Alexander Jablokov: Brain Thief

Alexander Jablokov: Brain Thief

Alan Turing once posed the question, “Can machines think?” The terms have been clarified since then, but the central difficulty of artificial intelligence stays the same: whether it’s possible to create a system whose responses go beyond programming and became actual consciousness. And what exactly is consciousness, anyway? Brain Thief, the latest novel from science-fiction writer Alexander Jablokov, is jammed full of half-mad technology, decapitations, clever riddles, junkyard sociopaths, and absent friends, but the quest for AI lurks constantly in the background. As the hero pinballs through a cavalcade of suspicious characters, a potentially deadly thinking machine stays two steps ahead.

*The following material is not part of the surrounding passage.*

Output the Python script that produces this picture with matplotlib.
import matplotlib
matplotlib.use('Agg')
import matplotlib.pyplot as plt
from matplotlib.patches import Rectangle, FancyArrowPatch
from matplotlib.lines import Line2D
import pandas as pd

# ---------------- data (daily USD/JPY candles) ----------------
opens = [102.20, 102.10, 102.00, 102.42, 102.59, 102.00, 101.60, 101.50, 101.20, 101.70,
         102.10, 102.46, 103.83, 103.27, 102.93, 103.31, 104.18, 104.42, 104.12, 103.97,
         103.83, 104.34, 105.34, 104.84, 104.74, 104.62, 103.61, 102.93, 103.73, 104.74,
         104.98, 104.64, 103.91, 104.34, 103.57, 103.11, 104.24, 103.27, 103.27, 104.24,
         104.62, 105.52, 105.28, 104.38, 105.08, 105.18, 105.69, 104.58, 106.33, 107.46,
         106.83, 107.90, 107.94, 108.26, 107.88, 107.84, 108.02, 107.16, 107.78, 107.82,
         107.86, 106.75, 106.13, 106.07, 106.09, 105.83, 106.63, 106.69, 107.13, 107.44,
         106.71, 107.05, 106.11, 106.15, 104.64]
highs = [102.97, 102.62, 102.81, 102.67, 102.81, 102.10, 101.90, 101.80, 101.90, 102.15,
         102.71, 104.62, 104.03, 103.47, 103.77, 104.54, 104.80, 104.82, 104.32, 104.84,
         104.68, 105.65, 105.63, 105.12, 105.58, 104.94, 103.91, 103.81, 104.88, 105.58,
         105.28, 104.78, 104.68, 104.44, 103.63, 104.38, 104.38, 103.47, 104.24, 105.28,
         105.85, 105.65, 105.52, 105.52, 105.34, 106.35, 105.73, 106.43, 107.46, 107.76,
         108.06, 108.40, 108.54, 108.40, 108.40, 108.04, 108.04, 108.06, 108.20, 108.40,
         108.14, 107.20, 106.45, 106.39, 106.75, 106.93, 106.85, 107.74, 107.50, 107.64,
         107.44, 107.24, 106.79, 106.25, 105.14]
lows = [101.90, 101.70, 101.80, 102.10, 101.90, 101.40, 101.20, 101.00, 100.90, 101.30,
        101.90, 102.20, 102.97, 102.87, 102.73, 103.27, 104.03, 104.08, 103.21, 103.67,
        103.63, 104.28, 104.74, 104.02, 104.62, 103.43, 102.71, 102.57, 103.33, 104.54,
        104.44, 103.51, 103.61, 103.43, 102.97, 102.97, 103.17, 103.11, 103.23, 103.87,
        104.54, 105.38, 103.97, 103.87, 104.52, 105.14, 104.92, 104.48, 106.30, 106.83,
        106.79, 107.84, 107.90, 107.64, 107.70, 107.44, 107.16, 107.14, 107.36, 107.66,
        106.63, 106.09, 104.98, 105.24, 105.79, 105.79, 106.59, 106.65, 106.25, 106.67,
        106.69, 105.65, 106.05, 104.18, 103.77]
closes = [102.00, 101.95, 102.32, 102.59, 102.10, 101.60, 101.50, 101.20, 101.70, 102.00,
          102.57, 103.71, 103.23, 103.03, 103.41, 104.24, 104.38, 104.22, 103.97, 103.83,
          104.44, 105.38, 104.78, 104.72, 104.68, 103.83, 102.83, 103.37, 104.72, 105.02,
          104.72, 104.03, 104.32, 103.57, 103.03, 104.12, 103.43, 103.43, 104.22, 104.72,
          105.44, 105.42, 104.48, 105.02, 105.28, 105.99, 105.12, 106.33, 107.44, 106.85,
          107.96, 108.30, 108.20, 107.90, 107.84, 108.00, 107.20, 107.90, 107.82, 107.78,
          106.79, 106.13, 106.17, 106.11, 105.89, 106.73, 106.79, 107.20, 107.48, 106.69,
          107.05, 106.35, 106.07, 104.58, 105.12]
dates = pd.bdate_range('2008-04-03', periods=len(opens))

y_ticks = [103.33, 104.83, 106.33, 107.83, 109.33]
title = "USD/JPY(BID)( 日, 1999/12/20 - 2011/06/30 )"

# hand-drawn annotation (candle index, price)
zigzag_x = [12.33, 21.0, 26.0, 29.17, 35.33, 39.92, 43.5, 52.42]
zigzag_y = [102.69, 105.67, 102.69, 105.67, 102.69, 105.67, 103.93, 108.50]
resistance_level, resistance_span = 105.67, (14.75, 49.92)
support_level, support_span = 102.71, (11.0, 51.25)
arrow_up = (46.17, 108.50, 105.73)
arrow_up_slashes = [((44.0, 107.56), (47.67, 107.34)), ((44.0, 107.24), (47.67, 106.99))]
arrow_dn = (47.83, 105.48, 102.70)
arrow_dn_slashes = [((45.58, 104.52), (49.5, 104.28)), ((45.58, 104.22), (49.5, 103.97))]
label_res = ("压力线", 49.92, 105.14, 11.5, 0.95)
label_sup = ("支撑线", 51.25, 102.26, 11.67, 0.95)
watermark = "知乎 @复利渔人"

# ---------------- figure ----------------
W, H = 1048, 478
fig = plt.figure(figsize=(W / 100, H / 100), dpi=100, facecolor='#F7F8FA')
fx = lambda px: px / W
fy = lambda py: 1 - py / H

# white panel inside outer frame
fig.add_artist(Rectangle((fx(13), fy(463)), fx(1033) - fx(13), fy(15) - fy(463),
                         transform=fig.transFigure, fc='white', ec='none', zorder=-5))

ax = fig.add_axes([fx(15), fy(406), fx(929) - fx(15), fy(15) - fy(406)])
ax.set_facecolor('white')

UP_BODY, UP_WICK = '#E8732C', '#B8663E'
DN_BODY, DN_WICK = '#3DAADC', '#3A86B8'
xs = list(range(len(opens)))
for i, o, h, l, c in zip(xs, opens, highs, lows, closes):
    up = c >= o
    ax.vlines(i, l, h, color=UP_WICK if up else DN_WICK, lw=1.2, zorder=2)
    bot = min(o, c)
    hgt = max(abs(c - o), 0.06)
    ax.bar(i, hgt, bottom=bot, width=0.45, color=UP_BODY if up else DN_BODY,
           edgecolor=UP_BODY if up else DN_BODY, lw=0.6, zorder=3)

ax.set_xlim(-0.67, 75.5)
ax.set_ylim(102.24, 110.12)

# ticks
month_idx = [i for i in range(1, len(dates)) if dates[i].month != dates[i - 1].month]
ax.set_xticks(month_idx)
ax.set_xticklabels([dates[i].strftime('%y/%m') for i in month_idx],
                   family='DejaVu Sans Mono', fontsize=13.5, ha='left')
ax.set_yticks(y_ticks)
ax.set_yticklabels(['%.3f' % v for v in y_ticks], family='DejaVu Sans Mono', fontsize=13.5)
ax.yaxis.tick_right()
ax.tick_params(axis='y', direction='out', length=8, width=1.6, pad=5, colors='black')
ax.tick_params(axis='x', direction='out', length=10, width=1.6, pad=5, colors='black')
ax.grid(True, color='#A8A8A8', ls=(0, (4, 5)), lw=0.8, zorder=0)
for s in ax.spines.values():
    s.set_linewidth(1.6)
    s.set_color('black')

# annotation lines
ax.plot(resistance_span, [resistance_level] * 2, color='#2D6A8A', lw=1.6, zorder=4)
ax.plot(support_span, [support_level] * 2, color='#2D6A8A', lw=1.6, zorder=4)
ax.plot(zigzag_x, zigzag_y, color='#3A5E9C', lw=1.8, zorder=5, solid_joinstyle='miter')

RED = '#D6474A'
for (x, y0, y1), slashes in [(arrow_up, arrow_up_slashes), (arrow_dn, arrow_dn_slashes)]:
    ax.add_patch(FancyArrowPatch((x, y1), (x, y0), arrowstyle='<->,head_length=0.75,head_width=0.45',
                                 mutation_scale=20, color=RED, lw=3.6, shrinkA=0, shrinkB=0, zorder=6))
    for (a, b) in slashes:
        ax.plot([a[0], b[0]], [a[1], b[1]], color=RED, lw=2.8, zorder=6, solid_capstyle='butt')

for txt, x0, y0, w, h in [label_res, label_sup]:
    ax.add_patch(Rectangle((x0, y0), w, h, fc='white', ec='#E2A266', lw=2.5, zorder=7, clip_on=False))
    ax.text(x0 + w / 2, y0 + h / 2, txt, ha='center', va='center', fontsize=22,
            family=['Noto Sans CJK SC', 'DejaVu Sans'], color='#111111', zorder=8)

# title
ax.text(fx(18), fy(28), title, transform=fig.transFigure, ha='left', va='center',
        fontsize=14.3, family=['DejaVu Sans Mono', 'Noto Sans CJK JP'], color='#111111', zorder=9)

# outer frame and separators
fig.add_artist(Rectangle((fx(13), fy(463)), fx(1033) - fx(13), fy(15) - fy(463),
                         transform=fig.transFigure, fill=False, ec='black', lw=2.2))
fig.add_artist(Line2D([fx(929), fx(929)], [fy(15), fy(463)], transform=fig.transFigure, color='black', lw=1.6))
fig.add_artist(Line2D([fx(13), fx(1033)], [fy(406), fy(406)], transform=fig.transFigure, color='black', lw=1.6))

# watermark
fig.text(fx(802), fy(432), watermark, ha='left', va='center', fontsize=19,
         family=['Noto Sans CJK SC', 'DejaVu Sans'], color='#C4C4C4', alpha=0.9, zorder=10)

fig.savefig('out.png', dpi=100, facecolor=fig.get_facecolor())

What does it want? And is it possible for a thing to have a dream?

Bernal is used to the oddities of his boss Muriel: the strange messages, the quixotic science projects. But when she disappears, leaving nothing but a cowboy boot and an urgent summons in her wake, Bernal realizes that the situation is even more out of hand than usual. Before she vanished, Muriel was funding an AI development program that had apparently been yielding some dangerously positive results. Bernal finds the lab ransacked, and there’s a nearly endless supply of suspects for the crime, not to mention The Bowler, the local serial killer with a habit of cutting off people’s heads. And everything appears to be connected in a way that doesn’t speak well for Bernal’s chances of surviving long enough to make sense of it.

A lot happens in Brain Thief, and as the mystery becomes increasingly Byzantine, it’s easy to lose track of who’s who. (This isn’t helped by Jablokov’s overuse of names that begin with “M.”) Still, a few minor digressions aside, it all winds up making sense, and as with all good puzzles, there’s a lot of satisfaction in watching the pieces fall into place. At its strongest, Thief is reminiscent of Philip K. Dick’s science-fiction satires, keeping Dick’s keen sense of absurdity, but losing the fearful misogyny. In spite of the occasional clunky expository dialogue, Jablokov shows a lot of trust in his readers’ ability to fill in blanks, and that, combined with a generous affection for all parties involved, makes a potentially claustrophobic narrative seem expansive. It may be more the impression of intelligence than the real thing, but as impressions go, it’s pretty convincing.